Prototype utility transport aircraft

The Yakovlev Yak-8 was a Soviet utility aircraft developed during World War II. It was not accepted for production, but received the NATO reporting name "Crib" anyway.

==Development==
The Yak-8 was an improved version of the Yakovlev Yak-6. It was slightly enlarged but retained its predecessor's mixed construction and general layout. The wooden semi-monocoque forward and central fuselage sections were skinned with a 2 mm layer of plywood both inside and outside. The rear fuselage was made from a tubular steel framework covered by fabric. The two-spar wooden wing was made in a single piece with fabric-covered ailerons. The main undercarriage retracted rearwards into the rear of the engine nacelles, but the castoring tailwheel was non-retractable. Two 190 hp Kossov M-12 engines were originally intended to be used, but they were unavailable and the 145 hp Shvetsov M-11FM had to be used instead.

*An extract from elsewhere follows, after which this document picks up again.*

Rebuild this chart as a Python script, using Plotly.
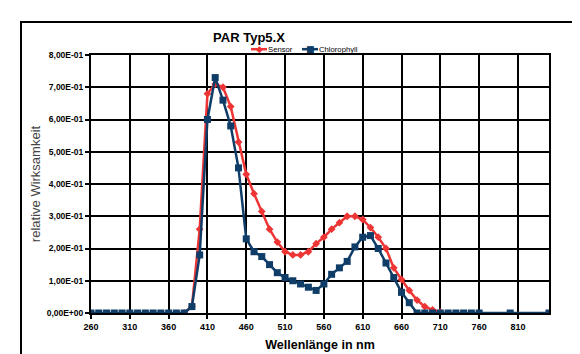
import plotly.graph_objects as go

# Wavelengths (nm)
chl_nm = [260, 270, 280, 290, 300, 310, 320, 330, 340, 350, 360, 370, 380, 390, 400,
          410, 420, 430, 440, 450, 460, 470, 480, 490, 500, 510, 520, 530, 540, 550,
          560, 570, 580, 590, 600, 610, 620, 630, 640, 650, 660, 670, 680, 690, 700,
          710, 720, 730, 740, 750, 760, 800, 850]
chl_val = [0, 0, 0, 0, 0, 0, 0, 0, 0, 0, 0, 0, 0, 0.02, 0.18,
           0.60, 0.73, 0.66, 0.58, 0.45, 0.23, 0.19, 0.175, 0.15, 0.125, 0.11, 0.10, 0.09, 0.08, 0.07,
           0.09, 0.12, 0.14, 0.16, 0.205, 0.235, 0.24, 0.20, 0.155, 0.11, 0.064, 0.032, 0, 0, 0,
           0, 0, 0, 0, 0, 0, 0, 0]

sensor_nm = [380, 390, 400, 410, 420, 430, 440, 450, 460, 470, 480, 490, 500, 510, 520,
             530, 540, 550, 560, 570, 580, 590, 600, 610, 620, 630, 640, 650, 660, 670,
             680, 690, 700, 710]
sensor_val = [0.0, 0.02, 0.26, 0.68, 0.71, 0.70, 0.64, 0.53, 0.43, 0.37, 0.315, 0.26, 0.22, 0.19, 0.18,
              0.18, 0.19, 0.215, 0.235, 0.26, 0.28, 0.30, 0.30, 0.29, 0.265, 0.235, 0.20, 0.14, 0.104, 0.07,
              0.04, 0.02, 0.01, 0.003]

y_tickvals = [0, 0.1, 0.2, 0.3, 0.4, 0.5, 0.6, 0.7, 0.8]
y_ticktext = ["0,00E+00", "1,00E-01", "2,00E-01", "3,00E-01", "4,00E-01",
              "5,00E-01", "6,00E-01", "7,00E-01", "8,00E-01"]

series_names = ["Sensor", "Chlorophyll"]

RED = "#ee3535"
BLUE = "#0f3d68"

fig = go.Figure()
fig.add_trace(go.Scatter(
    x=sensor_nm, y=sensor_val, name=series_names[0], mode="lines+markers",
    line=dict(color=RED, width=2.5),
    marker=dict(symbol="diamond", size=6, color=RED),
))
fig.add_trace(go.Scatter(
    x=chl_nm, y=chl_val, name=series_names[1], mode="lines+markers",
    line=dict(color=BLUE, width=2.5),
    marker=dict(symbol="square", size=7, color=BLUE),
))

L, R, T, B = 83, 39, 47, 41
W, H = 580, 354
pw, ph = W - L - R, H - T - B

def px_to_xp(px):
    return (px - L) / pw

def py_to_yp(py):
    return (H - B - py) / ph

FONT = "Liberation Sans, Arial, sans-serif"

# compact legend (Excel style: short line sample with marker)
leg_y = 41
legend_items = [(series_names[0], RED, "◆", 243, 259, 7),
                (series_names[1], BLUE, "■", 294, 310, 7)]
shapes = [dict(type="rect", xref="paper", yref="paper",
               x0=px_to_xp(13), x1=px_to_xp(620), y0=py_to_yp(400), y1=py_to_yp(13),
               line=dict(color="black", width=2), fillcolor="rgba(0,0,0,0)", layer="below")]
annotations = []
for name, col, glyph, x0, x1, gs in legend_items:
    shapes.append(dict(type="line", xref="paper", yref="paper",
                       x0=px_to_xp(x0), x1=px_to_xp(x1), y0=py_to_yp(leg_y), y1=py_to_yp(leg_y),
                       line=dict(color=col, width=2.5)))
    annotations.append(dict(xref="paper", yref="paper", x=px_to_xp((x0 + x1) / 2),
                            y=py_to_yp(leg_y), text=glyph, showarrow=False,
                            font=dict(size=gs + 2, color=col, family="DejaVu Sans"),
                            xanchor="center", yanchor="middle"))
    annotations.append(dict(xref="paper", yref="paper", x=px_to_xp(x1),
                            y=py_to_yp(leg_y), text=name, showarrow=False, borderpad=0,
                            font=dict(size=7.7, color="black", family=FONT),
                            xanchor="left", yanchor="middle"))

fig.update_layout(
    width=W, height=H,
    margin=dict(l=L, r=R, t=T, b=B),
    paper_bgcolor="white", plot_bgcolor="white",
    font=dict(family=FONT, color="black"),
    title=dict(text="<b>PAR Typ5.X</b>", font=dict(size=13, color="black"),
               x=241 / W, xanchor="center", y=1 - 29 / H, yanchor="middle",
               xref="container", yref="container"),
    showlegend=False,
    xaxis=dict(
        range=[260, 850], tick0=260, dtick=50, showgrid=True,
        gridcolor="black", gridwidth=2, zeroline=False,
        showline=True, linecolor="black", linewidth=2,
        ticks="outside", ticklen=4, tickwidth=2, tickcolor="black",
        tickfont=dict(size=9, family=FONT, weight="bold"),
        title=dict(text="<b>Wellenlänge in nm</b>", font=dict(size=12.5), standoff=9),
        mirror=True,
    ),
    yaxis=dict(
        range=[0, 0.8], tickvals=y_tickvals, ticktext=y_ticktext, showgrid=True,
        gridcolor="black", gridwidth=2, zeroline=False,
        showline=True, linecolor="black", linewidth=2,
        ticks="outside", ticklen=4, tickwidth=2, tickcolor="black",
        tickfont=dict(size=8.5, family=FONT, weight="bold"),
        title=dict(text="relative Wirksamkeit", font=dict(size=13, color="#444444"), standoff=3),
        mirror=True,
    ),
    shapes=shapes,
    annotations=annotations,
)

fig.write_html("out.html")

The Yak-8 was a dedicated transport so its fuselage was deeper than that of the Yak-6. This gave much more headroom for passengers and six could be accommodated rather than the four of its predecessor.

Two prototypes were built with the first flying in early 1944. The second prototype was some 250 kg lighter than the first one and passed its State acceptance tests. It was recommended for production, but never ordered, probably because the Soviets had begun to switch over to all-metal aircraft.